Steam trains of Kent: Romney Hythe and Dymchurch Railway Location: Hythe to Dungeness via New Romney (13½ miles) Gauge: fifteen inches Website:http://www.rhdr.org.uk
At the end of the season, when the year's chuffing is almost done, the steam train fraternity at the RHDR let their hair down. A one-day parade takes place, with all of the railway's functional locomotives in play, as a bit of fun before all the playthings go back in the shed. And very special playthings they are too, specially built for this particularly-narrow gauge railway back in the 1920s, with names like Southern Maid, Hercules and The Bug. Normally they whistle down this lengthy line from almost-Folkestone to Dungeness in compliance with a fairly normal timetable, but on Parade day that's ripped up and some extraordinary rides take place. A triple-header double run, for example.
Steaming up at New Romney begins well before the scheduled departure time. Out come the engines, driven by volunteers in caps and overalls, watched by any paid-up customers who've slipped in earlier than is truly necessary. There are water tanks to fill and chunks of coal to be shovelled - the latter requiring a short trip up a brief siding into the car park. Individual locos are shuffled around the station network utilising tracks alongside empty platforms and occasionally the turntable, manoeuvred into position according to some carefully constructed plan. The first run needs to kick off with Winston Churchill behind Typhoon behind Green Goddess on one train, and Doctor Syn at the head of the other, else the day's schedule might collapse completely within hours.
In the buffet the ham and cheese sandwiches are being buttered, and placed into plastic casing ready to be stacked for lunch. A brood of spiders and cardboard skeletons hangs from the walls, leftovers from the previous day's Hallowe'en special, while the glistening webs hanging from the nameplate on the platform look like they've been spun by the real thing since. Slowly the station fills with visitors, that's those physically capable of getting to the extreme Kent Coast before half past nine on a Sunday morning. Some are enthusiasts with massive lenses, others families with a particularly needy younger member, one even looks suspiciously like the chairman of a major railway company. But most are fairly ordinary folk who know a fun day out when they see one, and that a triple-header double run is not to be missed.
Usually the RHDR stick one locomotive on the front of a train, but for a triple header they stick three. In part this means more oomph for your journey, which is important when there are umpteen small carriages to tow, but also means there can be greater distance between stops for filling up. But that's not the brilliantly bonkers part, which is the double run. Start one triple header on one track and another in parallel alongside and they can chase each other up the line. Even better each can speed up and slow down at irregular intervals, allowing the other to overtake and then undertake all the way to the final destination.

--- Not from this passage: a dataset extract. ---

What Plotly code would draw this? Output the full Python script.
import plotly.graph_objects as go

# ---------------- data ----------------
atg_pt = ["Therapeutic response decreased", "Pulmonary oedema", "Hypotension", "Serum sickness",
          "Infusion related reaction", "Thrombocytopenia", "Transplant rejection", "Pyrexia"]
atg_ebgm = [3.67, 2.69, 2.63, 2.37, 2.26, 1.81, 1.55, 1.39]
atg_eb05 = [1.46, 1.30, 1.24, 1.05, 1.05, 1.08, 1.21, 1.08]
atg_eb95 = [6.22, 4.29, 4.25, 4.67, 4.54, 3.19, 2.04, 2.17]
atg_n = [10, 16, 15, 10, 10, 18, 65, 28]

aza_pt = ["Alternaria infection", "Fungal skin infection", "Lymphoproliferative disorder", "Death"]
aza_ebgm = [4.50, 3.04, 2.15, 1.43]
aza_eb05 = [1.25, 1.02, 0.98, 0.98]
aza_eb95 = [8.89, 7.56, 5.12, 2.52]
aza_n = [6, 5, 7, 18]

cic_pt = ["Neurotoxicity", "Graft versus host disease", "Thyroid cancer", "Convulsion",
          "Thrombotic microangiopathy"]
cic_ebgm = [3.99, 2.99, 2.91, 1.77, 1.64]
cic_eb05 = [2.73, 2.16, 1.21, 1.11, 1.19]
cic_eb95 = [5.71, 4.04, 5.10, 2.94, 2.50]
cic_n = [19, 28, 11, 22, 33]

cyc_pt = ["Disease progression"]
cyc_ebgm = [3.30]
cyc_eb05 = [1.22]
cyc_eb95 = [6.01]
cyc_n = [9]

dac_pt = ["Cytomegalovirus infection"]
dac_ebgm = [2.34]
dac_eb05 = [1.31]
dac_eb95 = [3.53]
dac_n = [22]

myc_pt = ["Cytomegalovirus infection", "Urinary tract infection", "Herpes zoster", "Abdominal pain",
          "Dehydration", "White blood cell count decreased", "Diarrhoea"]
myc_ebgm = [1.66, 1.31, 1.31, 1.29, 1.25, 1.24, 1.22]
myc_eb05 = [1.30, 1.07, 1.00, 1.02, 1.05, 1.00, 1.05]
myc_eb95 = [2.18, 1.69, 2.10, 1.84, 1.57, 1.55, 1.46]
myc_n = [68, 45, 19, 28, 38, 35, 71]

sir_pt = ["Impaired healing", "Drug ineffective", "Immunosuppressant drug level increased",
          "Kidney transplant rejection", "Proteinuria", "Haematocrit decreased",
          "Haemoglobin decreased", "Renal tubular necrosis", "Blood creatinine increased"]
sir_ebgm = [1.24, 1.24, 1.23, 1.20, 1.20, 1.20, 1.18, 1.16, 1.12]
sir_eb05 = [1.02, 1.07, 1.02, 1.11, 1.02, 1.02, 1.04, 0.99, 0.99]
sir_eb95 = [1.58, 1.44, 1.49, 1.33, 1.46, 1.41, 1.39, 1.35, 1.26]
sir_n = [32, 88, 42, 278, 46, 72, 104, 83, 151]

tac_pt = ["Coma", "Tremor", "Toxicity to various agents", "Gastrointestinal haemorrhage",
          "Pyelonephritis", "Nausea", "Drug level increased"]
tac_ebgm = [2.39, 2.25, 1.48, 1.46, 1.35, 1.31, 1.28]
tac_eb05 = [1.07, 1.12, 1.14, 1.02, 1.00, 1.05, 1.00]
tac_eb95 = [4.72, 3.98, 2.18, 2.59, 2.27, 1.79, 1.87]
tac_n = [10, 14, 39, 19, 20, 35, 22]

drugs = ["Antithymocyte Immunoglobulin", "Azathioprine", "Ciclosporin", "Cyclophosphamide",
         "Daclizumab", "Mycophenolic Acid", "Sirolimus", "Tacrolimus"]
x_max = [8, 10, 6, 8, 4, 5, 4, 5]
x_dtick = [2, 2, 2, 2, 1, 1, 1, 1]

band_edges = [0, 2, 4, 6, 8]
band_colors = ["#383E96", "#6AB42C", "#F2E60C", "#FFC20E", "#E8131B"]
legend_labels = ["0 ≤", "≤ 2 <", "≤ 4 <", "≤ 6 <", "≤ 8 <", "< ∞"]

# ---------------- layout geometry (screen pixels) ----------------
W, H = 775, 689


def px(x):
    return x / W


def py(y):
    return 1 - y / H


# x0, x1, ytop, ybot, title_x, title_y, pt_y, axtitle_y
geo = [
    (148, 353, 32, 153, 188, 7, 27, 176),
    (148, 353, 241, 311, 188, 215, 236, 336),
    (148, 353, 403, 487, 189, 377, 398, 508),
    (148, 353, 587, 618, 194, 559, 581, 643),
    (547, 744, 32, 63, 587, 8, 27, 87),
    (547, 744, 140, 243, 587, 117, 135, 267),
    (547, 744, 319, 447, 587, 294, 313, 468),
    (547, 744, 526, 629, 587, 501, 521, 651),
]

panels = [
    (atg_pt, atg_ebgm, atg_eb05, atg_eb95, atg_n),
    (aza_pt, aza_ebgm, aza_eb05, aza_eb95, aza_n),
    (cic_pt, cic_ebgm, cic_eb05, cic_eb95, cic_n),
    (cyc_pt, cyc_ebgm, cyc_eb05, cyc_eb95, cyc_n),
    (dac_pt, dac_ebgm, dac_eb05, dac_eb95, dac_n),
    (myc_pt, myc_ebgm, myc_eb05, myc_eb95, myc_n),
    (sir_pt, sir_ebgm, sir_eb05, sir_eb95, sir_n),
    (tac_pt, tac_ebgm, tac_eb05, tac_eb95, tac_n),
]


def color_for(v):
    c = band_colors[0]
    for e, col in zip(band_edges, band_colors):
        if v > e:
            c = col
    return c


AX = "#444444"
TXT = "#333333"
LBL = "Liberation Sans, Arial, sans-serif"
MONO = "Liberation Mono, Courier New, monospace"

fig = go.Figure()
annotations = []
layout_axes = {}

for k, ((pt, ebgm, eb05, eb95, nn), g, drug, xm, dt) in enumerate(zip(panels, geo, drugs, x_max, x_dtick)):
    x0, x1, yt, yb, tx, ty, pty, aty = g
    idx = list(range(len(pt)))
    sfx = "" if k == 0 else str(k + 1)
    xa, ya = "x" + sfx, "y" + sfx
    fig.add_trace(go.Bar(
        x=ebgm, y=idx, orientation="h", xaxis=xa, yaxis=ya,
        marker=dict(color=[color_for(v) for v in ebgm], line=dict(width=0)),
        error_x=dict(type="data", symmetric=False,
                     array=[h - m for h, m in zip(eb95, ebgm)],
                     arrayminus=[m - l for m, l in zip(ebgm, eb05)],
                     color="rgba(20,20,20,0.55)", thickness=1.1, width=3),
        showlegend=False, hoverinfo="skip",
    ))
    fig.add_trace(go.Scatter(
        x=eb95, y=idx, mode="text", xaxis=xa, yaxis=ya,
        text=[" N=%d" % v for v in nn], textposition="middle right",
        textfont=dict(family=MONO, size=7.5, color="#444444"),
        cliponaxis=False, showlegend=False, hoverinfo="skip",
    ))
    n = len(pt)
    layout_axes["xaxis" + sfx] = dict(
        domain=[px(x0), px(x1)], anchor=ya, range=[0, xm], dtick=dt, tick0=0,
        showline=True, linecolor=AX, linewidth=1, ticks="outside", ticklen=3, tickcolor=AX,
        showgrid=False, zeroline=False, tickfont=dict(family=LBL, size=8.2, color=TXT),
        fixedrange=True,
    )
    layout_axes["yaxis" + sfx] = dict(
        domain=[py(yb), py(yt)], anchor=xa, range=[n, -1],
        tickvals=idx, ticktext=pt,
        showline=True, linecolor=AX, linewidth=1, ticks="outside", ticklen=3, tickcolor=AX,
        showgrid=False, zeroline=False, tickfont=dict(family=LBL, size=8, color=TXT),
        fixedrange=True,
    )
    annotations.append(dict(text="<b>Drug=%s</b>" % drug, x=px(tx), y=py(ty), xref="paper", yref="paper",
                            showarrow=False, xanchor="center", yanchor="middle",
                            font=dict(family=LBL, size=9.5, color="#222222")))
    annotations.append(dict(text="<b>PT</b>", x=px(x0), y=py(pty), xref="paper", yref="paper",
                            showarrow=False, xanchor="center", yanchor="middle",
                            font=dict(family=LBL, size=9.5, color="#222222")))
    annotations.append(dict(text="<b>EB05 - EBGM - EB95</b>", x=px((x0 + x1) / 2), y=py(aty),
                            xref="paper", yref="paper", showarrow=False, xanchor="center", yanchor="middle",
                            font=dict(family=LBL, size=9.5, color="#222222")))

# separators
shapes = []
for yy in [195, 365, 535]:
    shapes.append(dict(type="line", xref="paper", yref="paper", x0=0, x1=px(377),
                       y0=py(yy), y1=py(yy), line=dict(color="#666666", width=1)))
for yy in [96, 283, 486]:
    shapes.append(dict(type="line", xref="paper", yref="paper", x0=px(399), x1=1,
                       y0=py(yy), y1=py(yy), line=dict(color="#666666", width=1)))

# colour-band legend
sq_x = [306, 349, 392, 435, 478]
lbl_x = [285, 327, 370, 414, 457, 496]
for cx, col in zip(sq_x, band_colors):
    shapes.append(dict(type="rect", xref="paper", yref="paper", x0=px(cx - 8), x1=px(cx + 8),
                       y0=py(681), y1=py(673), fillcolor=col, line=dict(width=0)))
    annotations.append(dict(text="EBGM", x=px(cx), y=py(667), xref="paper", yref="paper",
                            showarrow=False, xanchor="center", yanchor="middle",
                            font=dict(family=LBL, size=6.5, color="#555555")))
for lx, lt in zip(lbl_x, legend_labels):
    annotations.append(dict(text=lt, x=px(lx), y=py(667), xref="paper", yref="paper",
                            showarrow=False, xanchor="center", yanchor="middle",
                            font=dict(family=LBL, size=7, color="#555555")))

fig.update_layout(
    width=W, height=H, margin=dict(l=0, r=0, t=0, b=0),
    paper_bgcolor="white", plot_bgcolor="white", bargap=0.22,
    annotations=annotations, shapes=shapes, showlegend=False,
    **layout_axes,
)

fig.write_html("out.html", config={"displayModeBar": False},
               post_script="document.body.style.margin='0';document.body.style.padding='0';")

This only works if there are no other trains on the network, of course, hence why this is the very first journey of the day. But by allowing two trains to run side by side non-stop from New Romney to Hythe, that's nine full miles of wow for drivers and passengers alike.
Train 1 heads off faster than train 2, then slows to allow train 1 to speed up and overtake, then speeds up again... and repeat. You want to be on the side of the carriage closest to the other train. Fortunately RHDR carriages are very narrow, two seats wide at best, so it's not hard to get a decent view as the other train slips by. Each passing manoeuvre is announced with a whistle or a belch of steam in triplicate, or simply by a stealthy approach at speed. The varied landscape along the line means the switch might take place alongside a marsh grazed by sheep, or might take place round the back of a string of bungalows lined by gnomes. And you can only imagine the surprised looks on the faces of drivers held at level crossings as not one but two trains surge past in the same direction. "Another train is coming if lights continue to flash."
With both halves of the convoy travelling at approximately twenty miles an hour, it can take some time to completely pass the adjacent formation. This means you might occasionally find yourself sitting immediately alongside one of the three drivers in the other train as he shovels or whistles - an up-close view of steam-engineering in motion. But more often it'll be the other carriages passing by, which means meeting and re-meeting the passenger complement of the other train. The bespectacled adolescents with iPhones poised, the retired couple with a bag of sweets, the small boy with the Rail Rovers rucksack, the man crouching on the floor to film the entire event at chassis level, the bored father flicking dispassionately through a copy of The Economist, all will be familiar faces by the eighteenth consecutive pass.